Parents watch Girl Rising films, share personal stories, and openly discuss challenges facing girls in their communities, from early marriage and FGM to poverty and school drop-out.

As conversations deepen, many parents begin reflecting on their own childhoods, regrets, and hopes for their daughters.


“When parents start seeing education as something the whole family protects,” Debbie says, “girls begin believing in themselves differently.”


One father shared something Debbie says she still thinks about today. “He told us, ‘I did not realise my wife also had such a big role in supporting our daughter’s education,’” she recalls. The father explained that he had always believed school responsibilities belonged mainly to fathers. But after attending the sessions together, something shifted.

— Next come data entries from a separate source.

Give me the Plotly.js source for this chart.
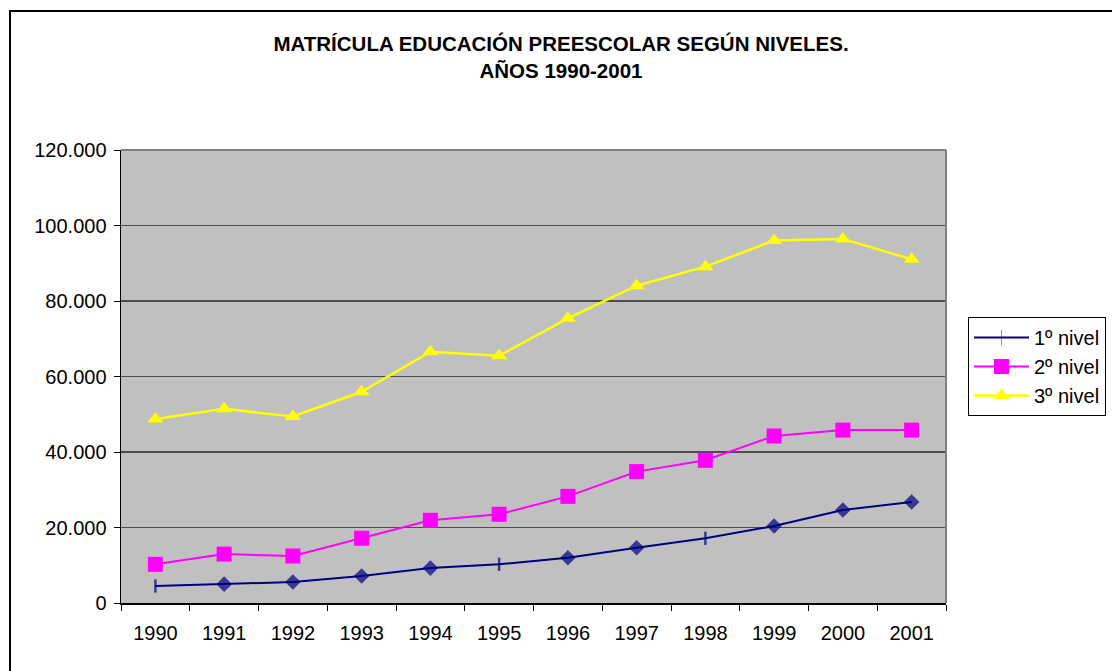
<!DOCTYPE html>
<html>
<head>
<meta charset="utf-8">
<script src="https://cdn.plot.ly/plotly-3.0.1.min.js"></script>
<style>
html,body{margin:0;padding:0;background:#fff;}
#chart{width:1112px;height:671px;}
</style>
</head>
<body>
<div id="chart"></div>
<script>
const years = ['1990','1991','1992','1993','1994','1995','1996','1997','1998','1999','2000','2001'];
const nivel1 = [4500, 5000, 5550, 7150, 9250, 10250, 12000, 14650, 17150, 20400, 24650, 26750];
const nivel2 = [10250, 12950, 12450, 17150, 21900, 23500, 28250, 34800, 37800, 44250, 45800, 45800];
const nivel3 = [48750, 51450, 49400, 55950, 66550, 65500, 75400, 84050, 89100, 96000, 96450, 91050];
const seriesNames = ['1º nivel', '2º nivel', '3º nivel'];
const nivel1Symbols = ['line-ns','diamond','diamond','diamond','diamond','line-ns','diamond','diamond','line-ns','diamond','diamond','diamond'];
const titleText = 'MATRÍCULA EDUCACIÓN PREESCOLAR SEGÚN NIVELES.<br>AÑOS 1990-2001';

const L = 121, R = 946, T = 150, B = 603, W = 1112, H = 671;
const pw = R - L, ph = B - T;
const px = v => (v - L) / pw;
const py = v => 1 - (v - T) / ph;
const FONT = 'Liberation Sans, Arial, sans-serif';

const traces = [
  {
    x: years, y: nivel1, name: seriesNames[0], type: 'scatter', mode: 'lines+markers',
    line: {color: '#000080', width: 2},
    marker: {
      color: '#000080',
      symbol: nivel1Symbols,
      size: nivel1Symbols.map(s => s === 'line-ns' ? 9.5 : 12),
      line: {color: '#000080', width: nivel1Symbols.map(s => s === 'line-ns' ? 2.5 : 0)}
    }
  },
  {
    x: years, y: nivel2, name: seriesNames[1], type: 'scatter', mode: 'lines+markers',
    line: {color: '#FF00FF', width: 2},
    marker: {color: '#FF00FF', symbol: 'square', size: 15, line: {width: 0}}
  },
  {
    x: years, y: nivel3, name: seriesNames[2], type: 'scatter', mode: 'lines+markers',
    line: {color: '#FFFF00', width: 2.5},
    marker: {color: '#FFFF00', symbol: 'triangle-up', size: 14, line: {width: 0}}
  }
];

const layout = {
  width: W, height: H,
  margin: {l: L, r: W - R, t: T, b: H - B, pad: 0, autoexpand: false},
  paper_bgcolor: '#ffffff',
  plot_bgcolor: '#C0C0C0',
  separators: ',.',
  font: {family: FONT, color: '#000', size: 20},
  title: {
    text: titleText,
    font: {family: FONT, size: 20.5, color: '#000', weight: 'bold'},
    x: 561 / W, xanchor: 'center', xref: 'container',
    y: 1 - 51 / H, yanchor: 'top', yref: 'container'
  },
  showlegend: true,
  legend: {
    xref: 'container', yref: 'container',
    x: 968 / W, xanchor: 'left', y: 1 - 317 / H, yanchor: 'top',
    bordercolor: '#000', borderwidth: 1, bgcolor: '#ffffff',
    font: {size: 20, family: FONT, color: '#000'},
    itemwidth: 55, tracegroupgap: 0
  },
  xaxis: {
    type: 'category',
    range: [-0.5, 11.5],
    autorange: false,
    tickson: 'boundaries',
    ticks: 'outside', ticklen: 6, tickwidth: 1, tickcolor: '#000',
    showline: true, linecolor: '#000', linewidth: 1.5,
    showgrid: false, zeroline: false,
    ticklabelstandoff: 11,
    tickfont: {size: 20},
    fixedrange: true
  },
  yaxis: {
    range: [0, 120000], autorange: false, dtick: 20000, tick0: 0,
    tickformat: ',d',
    ticks: 'outside', ticklen: 6, tickwidth: 1, tickcolor: '#000',
    showline: true, linecolor: '#000', linewidth: 1.5,
    showgrid: true, gridcolor: '#4d4d4d', gridwidth: 1.4,
    zeroline: false,
    ticklabelstandoff: 3,
    tickfont: {size: 20},
    fixedrange: true
  },
  shapes: [
    {type: 'line', xref: 'paper', yref: 'paper', x0: 0, x1: 1, y0: 1, y1: 1, line: {color: '#808080', width: 2}},
    {type: 'line', xref: 'paper', yref: 'paper', x0: 1, x1: 1, y0: 0, y1: 1, line: {color: '#808080', width: 2}},
    {type: 'rect', xref: 'paper', yref: 'paper', x0: px(10), x1: px(1130), y0: py(700), y1: py(11), line: {color: '#000', width: 2}, fillcolor: 'rgba(0,0,0,0)'}
  ]
};

Plotly.newPlot('chart', traces, layout, {displayModeBar: false, staticPlot: true});
</script>
</body>
</html>
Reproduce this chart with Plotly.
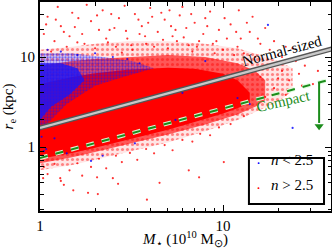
import plotly.graph_objects as go

# ---------------- data ----------------
# dense core of the n > 2.5 cloud: stellar mass (1e10 Msun) and size envelope (kpc)
core_M = [1.0, 1.5, 2.0, 3.0, 5.0, 7.0, 10.0, 12.0, 14.0]
core_lo = [0.74, 0.86, 0.98, 1.2, 1.55, 1.9, 2.35, 2.7, 3.1]
core_hi = [5.0, 6.0, 6.6, 7.2, 7.6, 7.4, 6.5, 5.5, 4.0]

# inner (fairly dense) halo of the cloud
inner_M = [1.0, 1.5, 2.0, 3.0, 5.0, 8.0, 12.0, 15.0, 17.0]
inner_lo = [0.66, 0.77, 0.88, 1.07, 1.38, 1.78, 2.3, 2.8, 3.3]
inner_hi = [8.0, 9.0, 9.5, 10.0, 10.5, 10.0, 8.5, 7.0, 5.5]

# outer (sparse) halo of the cloud
outer_M = [1.0, 1.5, 2.0, 3.0, 5.0, 8.0, 12.0, 16.0, 20.0, 24.0]
outer_lo = [0.55, 0.63, 0.72, 0.88, 1.12, 1.5, 2.0, 2.6, 3.2, 4.2]
outer_hi = [12.0, 13.0, 14.0, 15.0, 15.0, 14.0, 12.5, 10.5, 9.0, 7.5]

# n < 2.5 concentration (upper left)
blue_wide_M = [1.0, 1.5, 2.2, 3.2, 4.2, 3.0, 2.0, 1.4, 1.0]
blue_wide_r = [11.0, 11.0, 10.0, 9.0, 7.5, 6.2, 4.8, 3.0, 1.5]
blue_core_M = [1.0, 1.3, 1.6, 1.75, 1.45, 1.15, 1.0]
blue_core_r = [8.5, 8.5, 7.5, 5.5, 3.8, 2.8, 2.0]

# sparse individual galaxies, n > 2.5
red_M = [1.1, 1.3, 1.5, 1.7, 1.9, 2.2, 2.4, 2.7, 3.0, 3.3, 3.6, 4.0, 4.4, 4.8, 5.3,
         5.8, 6.3, 7.0, 7.8, 8.5, 9.5, 11.0, 12.5, 14.0, 1.2, 1.4, 1.6, 2.0, 2.3,
         2.6, 3.2, 3.8, 4.2, 5.0, 5.6, 6.5, 7.4, 8.8, 10.5, 12.0, 1.05, 1.25, 1.8,
         2.9, 3.9, 4.6, 6.0, 8.0, 10.0, 13.0, 16.0, 18.0, 20.0, 22.0, 25.0, 17.0,
         1.15, 1.35, 2.1, 2.8, 3.5, 5.2, 6.8, 9.0, 11.5, 15.0,
         1.08, 1.22, 1.45, 1.62, 1.75, 2.05, 2.35, 2.55, 2.95, 3.15, 3.45, 3.75,
         4.1, 4.7, 5.1, 5.5, 6.1, 6.7, 7.2, 8.2, 9.2, 10.2, 11.8, 13.5, 15.5,
         19.0, 14.5, 12.2, 1.55, 2.45,
         16.0, 18.0, 19.0, 21.0, 23.0, 24.0, 26.0, 28.0, 30.0, 33.0, 22.0, 27.0,
         17.0, 20.0, 31.0, 21.0, 24.0,
         1.05, 1.1, 1.2, 1.3, 1.45, 1.6, 1.7, 1.9, 2.1, 2.3, 2.6, 2.8, 3.1, 3.4,
         3.8, 4.2, 4.8, 5.3, 6.0, 6.8, 7.5, 8.5, 9.5, 11.0, 13.0, 1.52, 1.83,
         2.07, 3.84, 1.29, 2.05, 1.04, 2.67, 10.1, 7.4, 4.5, 6.5, 1.35, 2.5]
red_r = [28.0, 22.0, 31.0, 18.0, 25.0, 33.0, 20.0, 27.0, 16.0, 30.0, 22.0, 35.0, 19.0,
         26.0, 17.0, 29.0, 21.0, 24.0, 18.0, 32.0, 20.0, 23.0, 16.0, 19.0, 15.0,
         13.0, 14.5, 12.5, 16.0, 13.0, 12.0, 14.0, 13.0, 12.5, 15.0, 13.5, 15.0,
         14.0, 16.0, 13.0, 18.0, 36.0, 38.0, 37.0, 24.0, 31.0, 36.0, 27.0, 12.0,
         11.0, 14.0, 12.0, 10.5, 13.0, 9.0, 21.0,
         11.5, 19.0, 20.0, 11.2, 18.0, 22.0, 11.5, 11.0, 10.5, 10.0,
         23.0, 26.0, 17.0, 27.0, 14.0, 29.0, 14.5, 21.0, 19.5, 13.5, 26.0, 17.0,
         28.0, 15.5, 33.0, 20.0, 16.5, 30.0, 13.0, 22.0, 15.0, 27.0, 19.0, 24.0,
         16.0, 15.0, 28.0, 33.0, 21.5, 30.0,
         6.0, 8.0, 4.5, 7.0, 5.5, 9.5, 6.5, 8.0, 11.0, 7.0, 3.8, 4.8,
         3.6, 5.8, 5.0, 10.0, 12.5,
         0.6, 0.5, 0.65, 0.42, 0.55, 0.66, 0.48, 0.6, 0.74, 0.58, 0.8, 0.68, 0.86,
         0.72, 0.95, 0.85, 1.05, 0.92, 1.2, 1.15, 1.4, 1.35, 1.65, 1.8, 2.2, 0.33,
         0.31, 0.30, 0.26, 0.45, 0.46, 0.45, 0.39, 0.68, 0.46, 0.4, 0.55, 0.38, 0.45]

# sparse individual galaxies, n < 2.5
blue_M = [1.1, 1.3, 1.6, 2.0, 2.5, 3.0, 3.5, 1.2, 1.05, 1.4, 2.2, 3.3, 5.5, 12.0,
          17.6, 24.0, 8.0, 6.0, 14.0, 1.02, 1.08, 1.9]
blue_r = [12.0, 11.5, 10.5, 11.0, 10.0, 9.5, 8.5, 1.25, 0.9, 0.85, 0.8, 1.1, 2.0, 3.5,
          22.7, 1.63, 9.0, 4.0, 3.0, 1.3, 0.95, 0.7]

# reference lines
normal_M = [1.0, 40.0]
normal_r = [1.63, 12.4]
compact_M = [1.0, 38.0]
compact_r = [0.755, 5.58]
arrow_M = [33.5, 33.5]
arrow_r = [5.2, 1.85]
arrow_tip_M = [33.5]
arrow_tip_r = [1.7]

x_ticks = [1, 10]
x_ticktext = ["1", "10"]
x_minor = [2, 3, 4, 5, 6, 7, 8, 9, 20, 30]
y_ticks = [1, 10]
y_ticktext = ["1", "10"]
y_minor = [0.2, 0.3, 0.4, 0.5, 0.6, 0.7, 0.8, 0.9, 2, 3, 4, 5, 6, 7, 8, 9, 20, 30, 40]

SERIF = "Liberation Serif, Times New Roman, serif"
GREEN = "#1b8c1b"


def band(ms, lo, hi):
    return ms + ms[::-1], lo + hi[::-1]


fig = go.Figure()

ox, oy = band(outer_M, outer_lo, outer_hi)
fig.add_trace(go.Scatter(x=ox, y=oy, mode="lines", fill="toself", line=dict(width=0),
                         fillcolor="rgba(255,0,0,0.10)",
                         fillpattern=dict(shape=".", fgcolor="#ff2020", bgcolor="rgba(255,0,0,0.10)",
                                          size=5, solidity=0.3),
                         hoverinfo="skip", showlegend=False))
ix, iy = band(inner_M, inner_lo, inner_hi)
fig.add_trace(go.Scatter(x=ix, y=iy, mode="lines", fill="toself", line=dict(width=0),
                         fillcolor="rgba(255,0,0,0.62)", hoverinfo="skip", showlegend=False))
cx, cy = band(core_M, core_lo, core_hi)
fig.add_trace(go.Scatter(x=cx, y=cy, mode="lines", fill="toself", line=dict(width=0),
                         fillcolor="rgb(255,0,0)", hoverinfo="skip", showlegend=False))
fig.add_trace(go.Scatter(x=blue_wide_M, y=blue_wide_r, mode="lines", fill="toself",
                         line=dict(width=0), fillcolor="rgba(0,0,255,0.0)",
                         fillpattern=dict(shape=".", fgcolor="#1010ff", bgcolor="rgba(0,0,255,0.15)",
                                          size=3, solidity=0.45),
                         hoverinfo="skip", showlegend=False))
fig.add_trace(go.Scatter(x=blue_core_M, y=blue_core_r, mode="lines", fill="toself",
                         line=dict(width=0), fillcolor="rgba(20,20,255,0.78)",
                         hoverinfo="skip", showlegend=False))

fig.add_trace(go.Scatter(x=red_M, y=red_r, mode="markers", name="n > 2.5",
                         marker=dict(color="red", size=2.2, opacity=0.8, line=dict(width=0)),
                         showlegend=False))
fig.add_trace(go.Scatter(x=blue_M, y=blue_r, mode="markers", name="n < 2.5",
                         marker=dict(color="blue", size=2.2, opacity=0.8, line=dict(width=0)),
                         showlegend=False))

# normal-sized relation (double line)
fig.add_trace(go.Scatter(x=normal_M, y=normal_r, mode="lines", line=dict(color="#555555", width=5),
                         hoverinfo="skip", showlegend=False))
fig.add_trace(go.Scatter(x=normal_M, y=normal_r, mode="lines", line=dict(color="#c8c8c8", width=2.4),
                         hoverinfo="skip", showlegend=False))
# compact threshold (dashed, with light outline)
fig.add_trace(go.Scatter(x=compact_M, y=compact_r, mode="lines",
                         line=dict(color="rgba(220,255,220,0.95)", width=4.2, dash="8px,8px"),
                         hoverinfo="skip", showlegend=False))
fig.add_trace(go.Scatter(x=compact_M, y=compact_r, mode="lines",
                         line=dict(color=GREEN, width=2, dash="8px,8px"),
                         hoverinfo="skip", showlegend=False))
# arrow
fig.add_trace(go.Scatter(x=arrow_M, y=arrow_r, mode="lines", line=dict(color=GREEN, width=2),
                         hoverinfo="skip", showlegend=False))
fig.add_trace(go.Scatter(x=arrow_tip_M, y=arrow_tip_r, mode="markers",
                         marker=dict(symbol="triangle-down", size=8, color=GREEN, line=dict(width=0)),
                         hoverinfo="skip", showlegend=False))

fig.add_annotation(x=1.322, y=1.067, xref="x", yref="y", text="Normal-sized", showarrow=False,
                   textangle=-15, font=dict(family=SERIF, size=15, color="black"))
fig.add_annotation(x=1.333, y=0.511, xref="x", yref="y", text="Compact", showarrow=False,
                   textangle=-13, font=dict(family=SERIF, size=15, color=GREEN))

# legend box (drawn manually to match the compact layout)
fig.add_shape(type="rect", xref="paper", yref="paper", x0=0.718, x1=0.976, y0=0.0335, y1=0.254,
              line=dict(color="black", width=2), fillcolor="white", layer="above")
fig.add_annotation(xref="paper", yref="paper", x=0.763, y=0.196, text="•", showarrow=False,
                   font=dict(size=8, color="blue"))
fig.add_annotation(xref="paper", yref="paper", x=0.763, y=0.0766, text="•", showarrow=False,
                   font=dict(size=8, color="red"))
fig.add_annotation(xref="paper", yref="paper", x=0.788, y=0.196, xanchor="left", showarrow=False,
                   text="<i>n</i> &lt; 2.5", font=dict(family=SERIF, size=15, color="black"))
fig.add_annotation(xref="paper", yref="paper", x=0.788, y=0.0766, xanchor="left", showarrow=False,
                   text="<i>n</i> &gt; 2.5", font=dict(family=SERIF, size=15, color="black"))

axis_common = dict(type="log", showline=True, linecolor="black", linewidth=2, mirror="ticks",
                   ticks="inside", ticklen=6, tickwidth=1.1, tickcolor="black",
                   showgrid=False, zeroline=False, automargin=False,
                   tickfont=dict(family=SERIF, size=15, color="black"))

fig.update_xaxes(range=[0, 1.59], tickvals=x_ticks, ticktext=x_ticktext,
                 minor=dict(ticks="inside", ticklen=3.5, tickwidth=1, tickcolor="black", tickvals=x_minor),
                 title=dict(text="<i>M</i><sub>⋆</sub> (10<sup>10</sup> M<sub>⊙</sub>)",
                            font=dict(family=SERIF, size=15, color="black"), standoff=6),
                 **axis_common)
fig.update_yaxes(range=[-0.711, 1.611], tickvals=y_ticks, ticktext=y_ticktext,
                 minor=dict(ticks="inside", ticklen=3.5, tickwidth=1, tickcolor="black", tickvals=y_minor),
                 title=dict(text="<i>r</i><sub>e</sub> (kpc)",
                            font=dict(family=SERIF, size=15, color="black"), standoff=7),
                 **axis_common)

fig.update_layout(width=332, height=249, margin=dict(l=40, r=1, t=2, b=38),
                  plot_bgcolor="white", paper_bgcolor="white", showlegend=False)

fig.write_html("out.html", config={"displayModeBar": False},
               post_script="document.body.style.margin='0';")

The sessions also encourage parents to value creativity, sports, play, and talent alongside academics. “We want parents to understand education is not only about exams,” Debbie says with a smile. “It’s also about confidence, courage, and helping children believe in themselves.”

For Debbie, moments like these reveal why parent engagement matters so deeply.


Evening - Walking home with possibility

As the sun sets over Narok, Debbie begins the journey home…already thinking about tomorrow’s school visits, parent sessions, and the girls still at risk of slipping through the cracks.


“Sometimes progress feels small,” she says. “A parent attending one session. A teacher checking in more closely. A girl returning to class after missing weeks.”


Then she pauses.

“But when those small things happen consistently, girls stay in school. And that changes entire communities.”


Implemented with the Murua GirlChild Education Program over the next two years, the project aims to work across 20 government schools, reaching 2,000 adolescent girls and engaging 1,500 parents, caregivers, and community leaders through parent engagement sessions.


“We want to work across classrooms, homes, and communities together,” Debbie says. “Because girls do not experience these challenges separately. Everything is connected.”

Project Naserian is not only building support systems for girls.


It is building communities that rise with them.